Lebih lanjut, Arief menjelaskan bahwa dalam rapat koordinasi yang dilakukan oleh Presiden pada pekan lalu telah diikuti oleh seluruh Menteri terkait, sehingga untuk keputusan impor telah disepakati bersama dalam rapat tersebut.
“Jadi keputusan impor, tidak impor, bansos dan lain-lain itu kan dalam rapat koordinasi bersama Menteri terkait, kan gak mungkin satu yang namanya Kepala Badan Pangan saja atau Presiden saja atau Menko saja, Pak Mentan juga ada di situ kok ini satu kesatuan nih buat NKRI. Jadi pada saat presiden putuskan misalnya harus A, itu semua Menteri, Kepala Badan ikut, gak boleh satu pun gak,” tukas dia.

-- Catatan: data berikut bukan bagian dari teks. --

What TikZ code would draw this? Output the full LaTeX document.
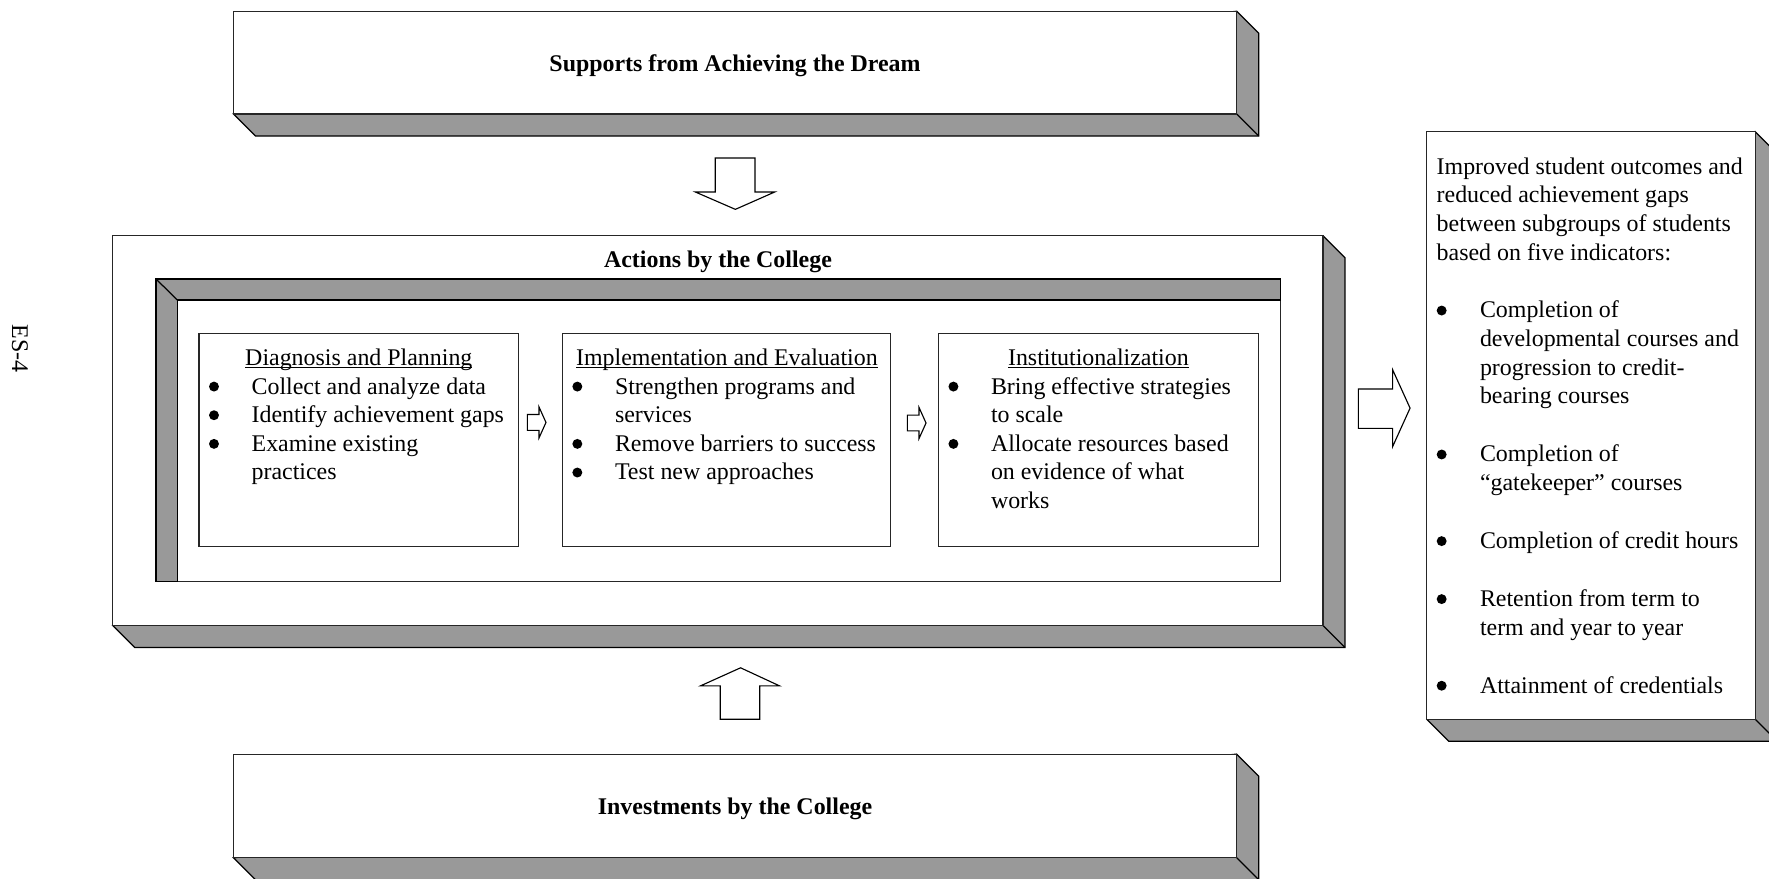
\documentclass[tikz,border=0pt]{standalone}
\usepackage{fontspec}
\setmainfont{Liberation Serif}
\usetikzlibrary{calc}
\definecolor{sidegray}{RGB}{153,153,153}
\newcommand\myul[1]{\setbox0\hbox{#1}\rlap{\rule[-1.2pt]{\wd0}{0.45pt}}\box0}
\newcommand\bul{\tikz[baseline=0pt,x=1pt,y=1pt]\fill[black] (0,3.3) circle (2.2);}
\tikzset{
  face/.style={fill=sidegray, draw=black, line width=0.55pt, line join=miter},
  edge/.style={draw=black, line width=0.55pt},
  front/.style={fill=white, draw=black!85, line width=0.5pt},
  blockarrow/.style={fill=white, draw=black, line width=0.5pt, line join=miter},
  txt/.style={inner sep=0pt, outer sep=0pt, font=\fontsize{10.6}{12.7}\selectfont},
  rtxt/.style={inner sep=0pt, outer sep=0pt, font=\fontsize{10.6}{12.7}\selectfont},
  titletxt/.style={inner sep=0pt, outer sep=0pt, font=\fontsize{10.6}{12.7}\selectfont\bfseries},
}
% 3D box: L T R B depth
\newcommand\tdbox[5]{%
  \draw[face] (#3,#2) -- ({#3+#5},{#2+#5}) -- ({#3+#5},{#4+#5}) -- ({#1+#5},{#4+#5}) -- (#1,#4) -- cycle;
  \draw[edge] (#3,#4) -- ({#3+#5},{#4+#5});
  \draw[front] (#1,#2) rectangle (#3,#4);
}
% small block arrow: x0, y-centre
\newcommand\smallarrow[2]{%
  \draw[blockarrow] (#1,{#2-7}) -- ({#1+10.3},{#2-7}) -- ({#1+10.3},{#2-13.8}) -- ({#1+16.5},#2)
    -- ({#1+10.3},{#2+13.8}) -- ({#1+10.3},{#2+7}) -- (#1,{#2+7}) -- cycle;
}
\begin{document}
\begin{tikzpicture}[x=0.5pt,y=-0.5pt]
\useasboundingbox (0,0) rectangle (1568.2,779.2);
\clip (0,0) rectangle (1568.2,779.2);

% page number
\node[txt, rotate=-90] (page) at (17.7,308.8) {ES-4};

% Supports box
\tdbox{207}{10}{1096.3}{101.1}{19.5}
\node[titletxt, anchor=base] (supports) at (651.6,63) {Supports from Achieving the Dream};

% down arrow
\draw[blockarrow] (634.1,140.1) -- (669.3,140.1) -- (669.3,170.2) -- (686.8,170.2) -- (651.9,185.6)
  -- (616.4,170.2) -- (634.1,170.2) -- cycle;

% Actions box
\tdbox{100}{209}{1172.8}{554.5}{19.5}
\node[titletxt, anchor=base] (actions) at (636.5,237) {Actions by the College};

% inner frame
\draw[front] (138.3,247.3) rectangle (1134.8,515.7);
\draw[face] (138.3,247.3) -- (1134.8,247.3) -- (1134.8,266) -- (157.2,266) -- (157.2,515.7) -- (138.3,515.7) -- cycle;
\draw[edge] (138.3,247.3) -- (157.2,266);

% three stage boxes
\draw[front] (176.4,295.5) rectangle (459.5,484.7);
\draw[front] (498.5,295.5) rectangle (789.6,484.7);
\draw[front] (831.9,295.5) rectangle (1115.5,484.7);

\node[txt, anchor=base] (h1) at (318.1,323.6) {\myul{Diagnosis and Planning}};
\node[txt, anchor=base west] (l1) at (185.3,349.3) {\begin{tabular}[t]{@{}p{18.9pt}@{}l@{}}
\bul & Collect and analyze data\\
\bul & Identify achievement gaps\\
\bul & Examine existing\\
 & practices
\end{tabular}};

\node[txt, anchor=base] (h2) at (644.4,323.6) {\myul{Implementation and Evaluation}};
\node[txt, anchor=base west] (l2) at (507.4,349.3) {\begin{tabular}[t]{@{}p{18.9pt}@{}l@{}}
\bul & Strengthen programs and\\
 & services\\
\bul & Remove barriers to success\\
\bul & Test new approaches
\end{tabular}};

\node[txt, anchor=base] (h3) at (973.7,323.6) {\myul{Institutionalization}};
\node[txt, anchor=base west] (l3) at (840.8,349.3) {\begin{tabular}[t]{@{}p{18.85pt}@{}l@{}}
\bul & Bring effective strategies\\
 & to scale\\
\bul & Allocate resources based\\
 & on evidence of what\\
 & works
\end{tabular}};

% small arrows between stages
\smallarrow{467.5}{374.5}
\smallarrow{804.4}{375}

% right arrow
\draw[blockarrow] (1204.2,344.8) -- (1234.5,344.8) -- (1234.5,327.7) -- (1250,361.8) -- (1234.5,396)
  -- (1234.5,379.7) -- (1204.2,379.7) -- cycle;

% outcomes box
\tdbox{1264.8}{116.7}{1555.9}{637.6}{19.5}
\node[rtxt, anchor=base west] (outcomes) at (1273.6,154.3) {\begin{tabular}[t]{@{}p{19.2pt}@{}l@{}}
\multicolumn{2}{@{}l@{}}{Improved student outcomes and}\\
\multicolumn{2}{@{}l@{}}{reduced achievement gaps}\\
\multicolumn{2}{@{}l@{}}{between subgroups of students}\\
\multicolumn{2}{@{}l@{}}{based on five indicators:}\\[13pt]
\bul & Completion of\\
 & developmental courses and\\
 & progression to credit-\\
 & bearing courses\\[13pt]
\bul & Completion of\\
 & “gatekeeper” courses\\[13pt]
\bul & Completion of credit hours\\[13pt]
\bul & Retention from term to\\
 & term and year to year\\[13pt]
\bul & Attainment of credentials
\end{tabular}};

% up arrow
\draw[blockarrow] (638.5,637.6) -- (673.5,637.6) -- (673.5,608) -- (691,608) -- (656.5,592)
  -- (621,608) -- (638.5,608) -- cycle;

% Investments box
\tdbox{207}{668.5}{1096.3}{760.4}{19.5}
\node[titletxt, anchor=base] (investments) at (651.6,721.7) {Investments by the College};
\end{tikzpicture}
\end{document}
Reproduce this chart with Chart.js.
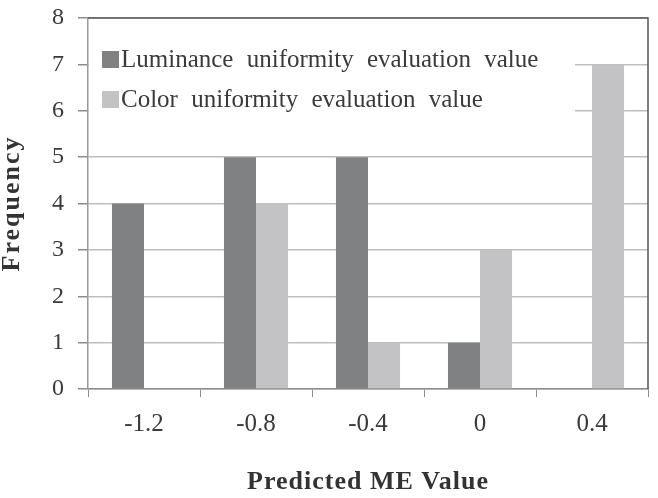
<!DOCTYPE html>
<html>
<head>
<meta charset="utf-8">
<script src="https://cdn.jsdelivr.net/npm/chart.js@4.4.1/dist/chart.umd.min.js"></script>
<style>
html,body{margin:0;padding:0;background:#fff;}
#wrap{width:658px;height:498px;}
</style>
</head>
<body>
<div id="wrap"><canvas id="c" width="658" height="498"></canvas></div>
<script>
const categories = ['-1.2', '-0.8', '-0.4', '0', '0.4'];
const luminanceValues = [4, 5, 5, 1, 0];
const colorValues = [0, 4, 1, 3, 7];
const seriesNames = ['Luminance uniformity evaluation value', 'Color uniformity evaluation value'];
const yTicks = [0, 1, 2, 3, 4, 5, 6, 7, 8];
const xTitle = 'Predicted ME Value';
const yTitle = 'Frequency';

const SERIF = '"Liberation Serif", "Times New Roman", serif';

const insideLegend = {
  id: 'insideLegend',
  afterDraw(chart) {
    const ctx = chart.ctx;
    const a = chart.chartArea;
    ctx.save();
    ctx.fillStyle = '#ffffff';
    ctx.fillRect(a.left + 1, a.top + 1, 486, 112);
    ctx.font = '25px ' + SERIF;
    ctx.textBaseline = 'middle';
    ctx.textAlign = 'left';
    const rows = [a.top + 41, a.top + 81];
    chart.data.datasets.forEach((ds, i) => {
      const y = rows[i];
      ctx.fillStyle = ds.backgroundColor;
      ctx.fillRect(a.left + 14, y - 8, 17, 17);
      ctx.fillStyle = '#3a3a3a';
      if ('wordSpacing' in ctx) ctx.wordSpacing = '7px';
      ctx.fillText(ds.label, a.left + 33, y + 1);
    });
    ctx.strokeStyle = '#555555';
    ctx.lineWidth = 1.5;
    ctx.beginPath();
    ctx.moveTo(a.left, a.top);
    ctx.lineTo(a.right, a.top);
    ctx.lineTo(a.right, a.bottom);
    ctx.stroke();
    ctx.restore();
  }
};

function spacedTitle(spacing) {
  return function (s) {
    if (s._spacedPatched) return;
    s._spacedPatched = true;
    const orig = s.drawTitle.bind(s);
    s.drawTitle = function () {
      const ctx = s.ctx;
      ctx.save();
      if ('letterSpacing' in ctx) ctx.letterSpacing = spacing;
      orig();
      ctx.restore();
    };
  };
}

new Chart(document.getElementById('c'), {
  type: 'bar',
  data: {
    labels: categories,
    datasets: [
      { label: seriesNames[0], data: luminanceValues, backgroundColor: '#808183' },
      { label: seriesNames[1], data: colorValues, backgroundColor: '#c3c3c5' }
    ]
  },
  options: {
    responsive: false,
    animation: false,
    layout: { padding: { left: 0, right: 10, top: 18, bottom: 0 } },
    plugins: { legend: { display: false }, tooltip: { enabled: false } },
    datasets: { bar: { categoryPercentage: 0.572, barPercentage: 1.0 } },
    scales: {
      x: {
        afterFit(s) { s.height = 109; s.paddingLeft = 0; s.paddingRight = 0; },
        afterUpdate: spacedTitle('1px'),
        grid: { drawOnChartArea: false, drawTicks: true, tickLength: 8, color: '#8c8c8c', offset: true },
        border: { color: '#8c8c8c', width: 1.5 },
        ticks: { color: '#3a3a3a', font: { family: SERIF, size: 25 }, padding: 12 },
        title: { display: true, text: xTitle, color: '#333333', font: { family: SERIF, size: 26, weight: 'bold', lineHeight: 1.2 }, padding: { top: 0, bottom: 0 } }
      },
      y: {
        min: 0, max: 8,
        afterFit(s) { s.width = 88; s.paddingTop = 0; s.paddingBottom = 0; },
        afterUpdate: spacedTitle('2px'),
        afterBuildTicks(s) { s.ticks = yTicks.map(v => ({ value: v })); },
        grid: { color: '#bdbdbd', lineWidth: 1.5, tickLength: 10, tickColor: '#8c8c8c' },
        border: { color: '#9a9a9a', width: 1.5 },
        ticks: { color: '#3a3a3a', font: { family: SERIF, size: 24 }, padding: 14 },
        title: { display: true, text: yTitle, color: '#333333', font: { family: SERIF, size: 26, weight: 'bold', lineHeight: 1.0 }, padding: { top: -1, bottom: 0 } }
      }
    }
  },
  plugins: [insideLegend]
});
</script>
</body>
</html>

Dia mengatakan, rapat tersebut juga tidak semudah yang dibayangkan, diskusi dalam rapat sangat keras, tidak mudah untuk memutuskan impor di tengah masa panen raya dan kondisi seperti sekarang ini.
Jadi, lanjut Arief, rencana importasi yang akan dilakukan oleh pemerintah merupakan importasi terukur. Terukur itu maksudnya, importasinya yang memang hanya digunakan untuk kegiatan pemerintah dan kebutuhan stabilisasi pasokan dan harga.
“Dalam rapat itu sudah diskusi sekian banyak, keras diskusinya. Memangnya mudah mutusin impor dalam kondisi kayak begini, tapi kalau ada apa-apa siapa yang mau tanggung jawab? kita mesti tahu,” tutur dia.